To confirm your belief that you're buying at a bargain price, you need full and accurate information about neighborhoods and specific properties. A top real estate agent will provide you with some of this knowledge. But not all of it. You must recognize the practical and legal limitations that even top agents confront.

Buyer Loyalty. For every real buyer they work with, most agents encounter a dozen pretenders—people who steal an agent's time and knowledge but feel no obligation to buy from that agent. Or if they do buy, the first thing they do to make a deal work is to try to cut the agent's commission.

This approach does not build a lasting and mutually beneficial relationship. For best results, once you find a top agent, demonstrate buyer loyalty.

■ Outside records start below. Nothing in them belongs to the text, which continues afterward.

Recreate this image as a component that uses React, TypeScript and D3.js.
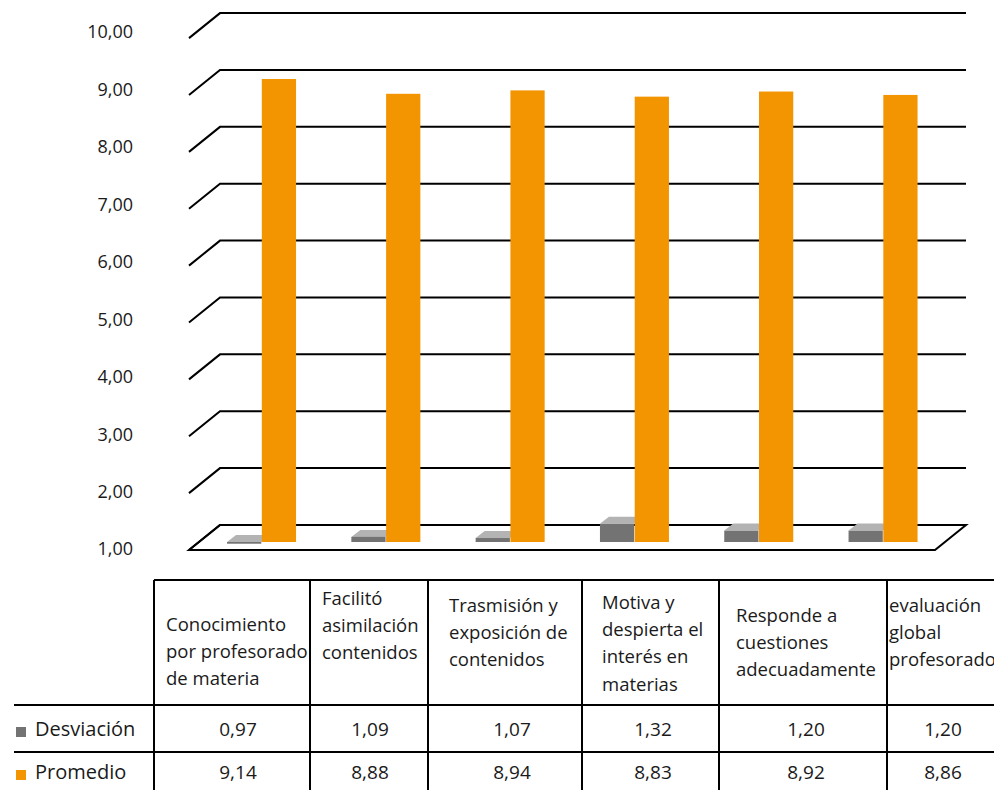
import React from "react";
import * as d3 from "d3";

const categories = [
  "Conocimiento por profesorado de materia",
  "Facilitó asimilación contenidos",
  "Trasmisión y exposición de contenidos",
  "Motiva y despierta el interés en materias",
  "Responde a cuestiones adecuadamente",
  "evaluación global profesorado",
];
const headerLines = [
  ["Conocimiento", "por profesorado", "de materia"],
  ["Facilitó", "asimilación", "contenidos"],
  ["Trasmisión y", "exposición de", "contenidos"],
  ["Motiva y", "despierta el", "interés en", "materias"],
  ["Responde a", "cuestiones", "adecuadamente"],
  ["evaluación", "global", "profesorado"],
];
const seriesNames = ["Desviación", "Promedio"];
const desviacion = [0.97, 1.09, 1.07, 1.32, 1.2, 1.2];
const promedio = [9.14, 8.88, 8.94, 8.83, 8.92, 8.86];
const yTicks = [1, 2, 3, 4, 5, 6, 7, 8, 9, 10];

// layout (not data)
const W = 994;
const H = 790;
const FONT = "'Open Sans', sans-serif";
const colEdges = [154, 310, 428, 582, 719, 887, 999];
const headerX = [166, 322, 449, 602, 736, 889];
const headerY0 = [624, 598, 605, 602, 615, 605];
const valueX = [238, 370, 512, 653, 806, 943];
const colors = { dev: "#737373", devTop: "#b3b3b3", prom: "#f39500" };

export default function App() {
  const y = d3.scaleLinear().domain([1, 10]).range([542, 30.1]);
  const yLabel = d3.scaleLinear().domain([1, 10]).range([549, 32]);
  const x = d3.scaleBand<string>().domain(categories).range([199.4, 945.2]).padding(0);
  const xs = d3.scaleBand<string>().domain(seriesNames).range([-34.5, 34.5]).paddingInner(0.015);
  const backOff = -17;
  const frontOff = 8;
  const leftFront = 189;
  const leftBack = 220;
  const rightBack = 966;
  const rightFront = 935;
  const fmt = (v: number) => d3.format(".2f")(v).replace(".", ",");
  const bw = xs.bandwidth();
  const tdx = 9;
  const tdy = 7;

  return (
    <svg width={W} height={H} style={{ position: "absolute", left: 0, top: 0, background: "#fff" }} fontFamily={FONT}>
      <rect width={W} height={H} fill="#fff" />
      {/* floor */}
      <path
        d={`M${leftFront},${y(1) + frontOff} L${leftBack},${y(1) + backOff} L${rightBack},${y(1) + backOff} L${rightFront},${y(1) + frontOff} Z`}
        fill="#fff"
        stroke="#000"
        strokeWidth={2}
      />
      {/* grid */}
      {yTicks.map((t) => (
        <g key={t}>
          <path
            d={`M${leftFront},${y(t) + frontOff} L${leftBack},${y(t) + backOff} L${rightBack},${y(t) + backOff}`}
            fill="none"
            stroke="#000"
            strokeWidth={2}
          />
          <text x={133} y={yLabel(t)} dy="0.36em" textAnchor="end" fontSize={18} fill="#1a1a1a">
            {fmt(t)}
          </text>
        </g>
      ))}
      {/* bars */}
      {categories.map((c, i) => {
        const gx = (x(c) as number) + x.bandwidth() / 2;
        const dxl = gx + (xs("Desviación") as number);
        const dTop = Math.min(y(desviacion[i]), y(1));
        const dBot = Math.max(y(desviacion[i]), y(1));
        const px = gx + (xs("Promedio") as number);
        return (
          <g key={c}>
            <path
              d={`M${dxl},${dTop} L${dxl + tdx},${dTop - tdy} L${dxl + bw + tdx},${dTop - tdy} L${dxl + bw},${dTop} Z`}
              fill={colors.devTop}
            />
            <rect x={dxl} y={dTop} width={bw} height={Math.max(1.5, dBot - dTop)} fill={colors.dev} />
            <rect x={px} y={y(promedio[i])} width={bw} height={y(1) - y(promedio[i])} fill={colors.prom} />
          </g>
        );
      })}
      {/* table */}
      <g stroke="#000" strokeWidth={2}>
        <line x1={colEdges[0]} x2={W} y1={580} y2={580} />
        <line x1={14} x2={W} y1={705} y2={705} />
        <line x1={14} x2={W} y1={752} y2={752} />
        {colEdges.slice(0, 6).map((e) => (
          <line key={e} x1={e} x2={e} y1={580} y2={H} />
        ))}
      </g>
      {headerLines.map((lines, i) => (
        <text key={i} fontSize={18.5} fill="#1a1a1a">
          {lines.map((l, j) => (
            <tspan key={j} x={headerX[i]} y={headerY0[i] + j * 27.3} dy="0.36em">
              {l}
            </tspan>
          ))}
        </text>
      ))}
      {[desviacion, promedio].map((arr, r) => (
        <g key={r}>
          <rect x={16} y={r === 0 ? 727 : 770} width={10} height={10} fill={r === 0 ? colors.dev : colors.prom} />
          <text x={35} y={r === 0 ? 729 : 772} dy="0.36em" fontSize={20} fill="#1a1a1a">
            {seriesNames[r]}
          </text>
          {arr.map((v, i) => (
            <text key={i} x={valueX[i]} y={r === 0 ? 729 : 772} dy="0.36em" fontSize={19} textAnchor="middle" fill="#1a1a1a">
              {fmt(v)}
            </text>
          ))}
        </g>
      ))}
    </svg>
  );
}
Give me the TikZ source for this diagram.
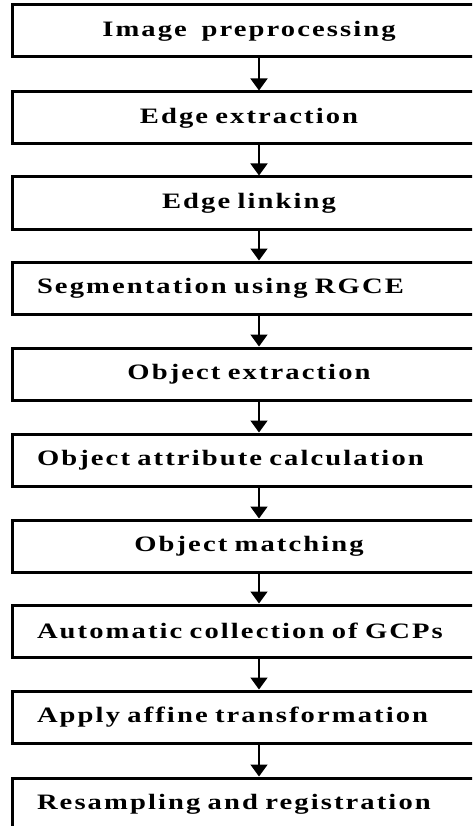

When you're loyal to your agents, they will see you as a real buyer who will give them repeat business (as well as referrals). In return, they will give you preferred treatment and make sure that you're among the first to learn of those "juicy deals" as soon as they hit the market, and sometimes even before a listing goes into the MLS (Multiple Listing Service).

Agents: Summing Up. Most experienced real estate investors buy their properties through real estate agents. Although they might save money dealing directly with property owners, they would lose time and valuable help. So most investors delegate the legwork to someone who knows their requirements, knows how to find properties, and knows how to push a deal through to closing. Top real estate agents are out talking to buyers, sellers, investors, lenders, politicians, merchants, employers, and government agencies, every day, all day. Put one of these agents to work, and you may learn of more good deals than you could ever turn up on your own.